Ocorreu a remessa ao TRF4, e o mesmo ficou assim ementado:
ADMINISTRATIVO. AÇÃO CIVIL PÚBLICA. PROCESSO ADMINISTRATIVO DE DEMARCAÇÃO E TITULAÇÃO DE TERRA OCUPADA POR REMANESCENTES DE COMUNIDADE QUILOMBOLA. INCRA. MORA ESTATAL EXCESSIVA E INJUSTIFICADA PARA CONCLUSÃO. DURAÇÃO RAZOÁVEL DO PROCESSO. VIOLAÇÃO AO PRINCÍPIO DA SEPARAÇÃO DOS PODERES. INOCORRÊNCIA. CLÁUSULA DA RESERVA DO POSSÍVEL. INAPLICABILIDADE.
I. A propriedade definitiva das terras ocupadas pelos remanescentes das comunidades de quilombolas que estejam ocupando suas terras é garantia fundamental reconhecida na previsão do art. 68 do ADCT, sobressaindo a ressalva de que o Estado deve emitir-lhes os títulos respectivos.
II. O Decreto nº 4.887/2003 traz os procedimentos para identificação, reconhecimento, delimitação, demarcação e titulação das terras ocupadas por remanescentes das comunidades quilombolas e transferiu ao INCRA a competência para a efetivação das etapas previstas, que totalizam 21, nos termos da IN INCRA nº 57/2009.
III. O processo relativo ao reconhecimento de área quilombola deve ser concluído em prazo razóavel, não se admitindo que questões como o acúmulo de processos administrativos, complexidade do pedido, carência de pessoal ou ausência de disponibilidade financeira justifiquem a excessiva demora para a sua finalização.

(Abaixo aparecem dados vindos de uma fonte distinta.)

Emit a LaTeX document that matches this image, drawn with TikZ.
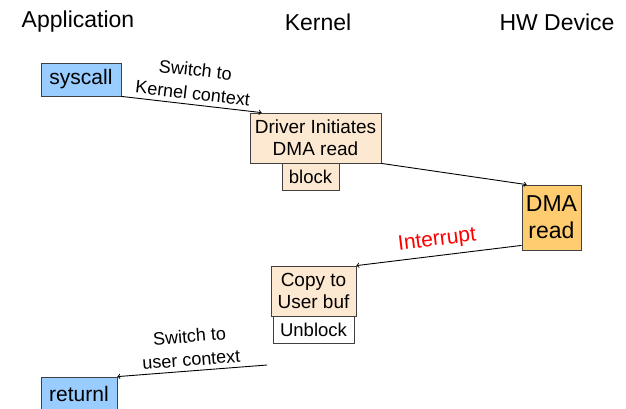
\documentclass[tikz,border=0pt]{standalone}
\usepackage{fontspec}
\setmainfont{Liberation Sans}
\definecolor{userblue}{RGB}{153,204,255}
\definecolor{kpeach}{RGB}{253,233,210}
\definecolor{devorange}{RGB}{255,204,112}
\tikzset{%
  box/.style      = {shape=rectangle, draw=black!75, line width=0.8pt,%
                     align=center, inner sep=0pt},%
  userbox/.style  = {box, fill=userblue, font=\fontsize{21}{24}\selectfont},%
  kbox/.style     = {box, fill=kpeach, font=\fontsize{19}{22}\selectfont},%
  devbox/.style   = {box, fill=devorange, font=\fontsize{23}{27}\selectfont},%
  title/.style    = {font=\fontsize{23}{27}\selectfont},%
  lbl/.style      = {font=\fontsize{18}{23.5}\selectfont, align=center}%
}

\begin{document}
\begin{tikzpicture}[x=1pt,y=-1pt,
		flow/.style = {->, line width=0.9pt}]
		\useasboundingbox (0,0) rectangle (626,408);
		% column titles
		\node[title] (app) at (78,22) {Application};
		\node[title] (ker) at (318,22) {Kernel};
		\node[title] (hw)  at (557,22) {HW Device};
		% boxes
		\node[userbox, minimum width=80pt, minimum height=33pt] (syscall) at (81,79.5) {syscall};
		\node[kbox, minimum width=131pt, minimum height=50pt] (driver) at (315.5,138) {Driver Initiates\\DMA read};
		\node[kbox, minimum width=57pt, minimum height=27pt, font=\fontsize{18.5}{22}\selectfont] (block) at (310.5,176.5) {block};
		\node[devbox, minimum width=59pt, minimum height=65pt] (dma) at (551.5,217.5) {DMA\\read};
		\node[kbox, minimum width=85pt, minimum height=50pt] (copy) at (313.5,291) {Copy to\\User buf};
		\node[kbox, fill=white, minimum width=81pt, minimum height=27pt, font=\fontsize{18.5}{22}\selectfont] (unblock) at (313.5,329.5) {Unblock};
		\node[userbox, minimum width=76pt, minimum height=34pt] (returnl) at (79,394) {returnl};
		\coordinate (uexit) at (267,365);
		% control flow
		\draw[flow] (syscall.south east) -- node[lbl, sloped, above=1pt] {Switch to\\Kernel context} ([xshift=12pt]driver.north west);
		\draw[flow] (driver.south east) -- ([xshift=5pt]dma.north west);
		\draw[flow] ([yshift=5pt]dma.south west) -- node[sloped, above=2pt, text=red, font=\fontsize{21}{25}\selectfont] {Interrupt} (copy.north east);
		\draw[flow] (uexit) -- node[lbl, sloped, above=1pt] {Switch to\\user context} (returnl.north east);
\end{tikzpicture}
\end{document}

IV. Tratando-se de direitos fundamentais atingidos pela falta ou deficiência da prestação de serviço, sobressai a possibilidade de controle judicial da atuação do Estado e de determinação de prazo razoável para a conclusão do procedimento administrativo, sem caracterizar indevida ingerência no seu poder discricionário e violação ao princípio da separação dos poderes.
V. Não restando evidenciada intromissão indevida do Poder Judiciário em políticas públicas cuja execução depende da discricionariedade do administrador ao direcionar recursos orçamentários, tem-se como inaplicável ao caso considerações a respeito do princípio da “reserva do possível”.